I have some friends who are having to change career paths in their 50s, with kids in school still. I probably lost as a friend someone I cared for a great deal because of issues going on in his life he won't deal with. To say anymore would betray what might be left of that friendship.
And Saturday night I took a my best friend at work out for the last time as my best friend from work. That's to say he has a new job - and that I work at a place where even taking a job in Gary, Indiana is a step up (sorry, easy joke). I have been at this place for 10 years now, and did a body count: I'm up to more than 70 people who've come and gone from the newsroom. It's like working at a minor league baseball team, or being on ER too long.
So we headed out to meet up with some friends he made from a story that touched him - and with some cops out for a pub crawl.
First we wound up at the home of a former police chief, where his old pals were sitting on the deck with a few of them playing guitars and singing songs. We were offered desserts, and who can turn down pumpkin mousse or pretzel balls or klotchkis?
Not this former 240-pounder and not my big lug buddy. Actually he got all effusive about the cream puffs and the pretzel balls, the latter of which he thinks he would like to try making, including versions infused with cheese.

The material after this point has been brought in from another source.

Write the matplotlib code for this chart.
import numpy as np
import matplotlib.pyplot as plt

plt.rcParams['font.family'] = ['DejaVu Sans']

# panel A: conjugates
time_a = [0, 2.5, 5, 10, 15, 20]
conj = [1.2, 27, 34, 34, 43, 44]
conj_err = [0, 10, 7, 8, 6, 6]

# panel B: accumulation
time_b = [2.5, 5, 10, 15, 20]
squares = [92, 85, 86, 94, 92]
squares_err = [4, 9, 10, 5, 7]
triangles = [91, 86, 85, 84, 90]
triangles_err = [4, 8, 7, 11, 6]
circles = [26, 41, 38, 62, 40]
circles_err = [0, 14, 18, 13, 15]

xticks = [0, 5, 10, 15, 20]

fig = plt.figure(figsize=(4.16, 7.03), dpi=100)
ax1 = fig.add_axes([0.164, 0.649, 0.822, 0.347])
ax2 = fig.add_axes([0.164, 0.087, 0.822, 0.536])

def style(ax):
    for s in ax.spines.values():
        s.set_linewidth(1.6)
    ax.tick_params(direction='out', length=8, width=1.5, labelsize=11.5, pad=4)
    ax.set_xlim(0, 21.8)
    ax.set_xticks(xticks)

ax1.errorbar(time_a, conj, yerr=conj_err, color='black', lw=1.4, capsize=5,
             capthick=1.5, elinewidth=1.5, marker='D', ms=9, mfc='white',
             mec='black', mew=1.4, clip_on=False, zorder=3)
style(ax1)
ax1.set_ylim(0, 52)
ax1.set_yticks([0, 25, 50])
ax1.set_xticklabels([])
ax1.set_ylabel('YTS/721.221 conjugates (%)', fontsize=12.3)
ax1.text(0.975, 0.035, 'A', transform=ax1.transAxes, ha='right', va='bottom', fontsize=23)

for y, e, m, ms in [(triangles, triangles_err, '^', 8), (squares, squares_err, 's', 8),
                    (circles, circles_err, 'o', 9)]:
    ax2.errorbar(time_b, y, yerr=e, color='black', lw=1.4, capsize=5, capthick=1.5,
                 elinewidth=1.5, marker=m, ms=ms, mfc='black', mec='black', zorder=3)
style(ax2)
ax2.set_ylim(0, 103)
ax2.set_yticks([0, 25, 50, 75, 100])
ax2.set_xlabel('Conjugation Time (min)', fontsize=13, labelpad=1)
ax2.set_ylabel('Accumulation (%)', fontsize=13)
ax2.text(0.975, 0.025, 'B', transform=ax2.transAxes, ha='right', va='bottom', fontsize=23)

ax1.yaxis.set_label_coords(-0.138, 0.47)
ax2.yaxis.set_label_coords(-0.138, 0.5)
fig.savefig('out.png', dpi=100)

Yeah, my 6' 3' 260 pound pal likes to bake. That's part of why I love him. Food is the way to my heart.
He also likes Yorkies and wound up talking to the hostess about her dogs - which was a side I had not really seen. There's just something intrinsically funny about a big boy with Elvis sideburns chatting about small dogs.
Yeah, my buddy knows he has a dork side. He's a photographer. They all do.
But having Scott as a friend is like having a St. Bernard, not a lap dog, show up to work with you. And I mean that as a compliment.
Why we were there was Scott had befriended the top cop's son working on a story about the son. That's one of the things about being in journalism - sure you're supposed to remain outside and objective, but you're also human and can't help being drawn to people. In this case, Scott came close to being having a second set of parents.
In Scott's assignment that led to this, Jake, the subject that became his friend used to be a caretaker for an old man who lived all by himself until the state decided he needed to be in a home. The old man, Doc, essentially lived most of his life alone, with few friends and no family. He was no day at the beach, or even a day along the shores of the Fox River.
Me being single and maybe past the eligible bachelor stage, stories about such people scare the crap out of me. I've had too much me-time in my life already, and thoughts of being alone in my so-called golden years have no appeal.
But Jake wound up bonding with Doc, and Scott was there documenting this for months, this unlikely love story, but a story that isn't mine to tell, at least not tonight, beyond what I have already said - and that it reminded me of Tuesday With Maurie without the syrup, a story about how bonds can form between unlikely pairs, between flawed people who somehow connect - which is 99.99 percent of us, including it appears, Mother Theresa, who had big doubts of her own.
But there is no super glue for human bonds. Time and death see to that, of course, but so does they way we live our busy lives where lonely is an occupational hazard along just about any career path.
Like I said, I've felt a lot of loss lately, and I am going to miss my friend, if just for the weekly lunches at Buffalo Wild Wings (an unofficial sponsor of this blog).
I'm hoping that we keep in touch, thinking that will probably happen, and will make the effort, but you never know.
On that last boys' night out, when I got home I looked up and couldn't believe how the sky was so clear you could see most of the seasonal constellations and stars. I was not impressed, depressed or pressed of any sort by my own insignificance at that moment. But I did think, how sobering, all that empty space on such a beautiful night.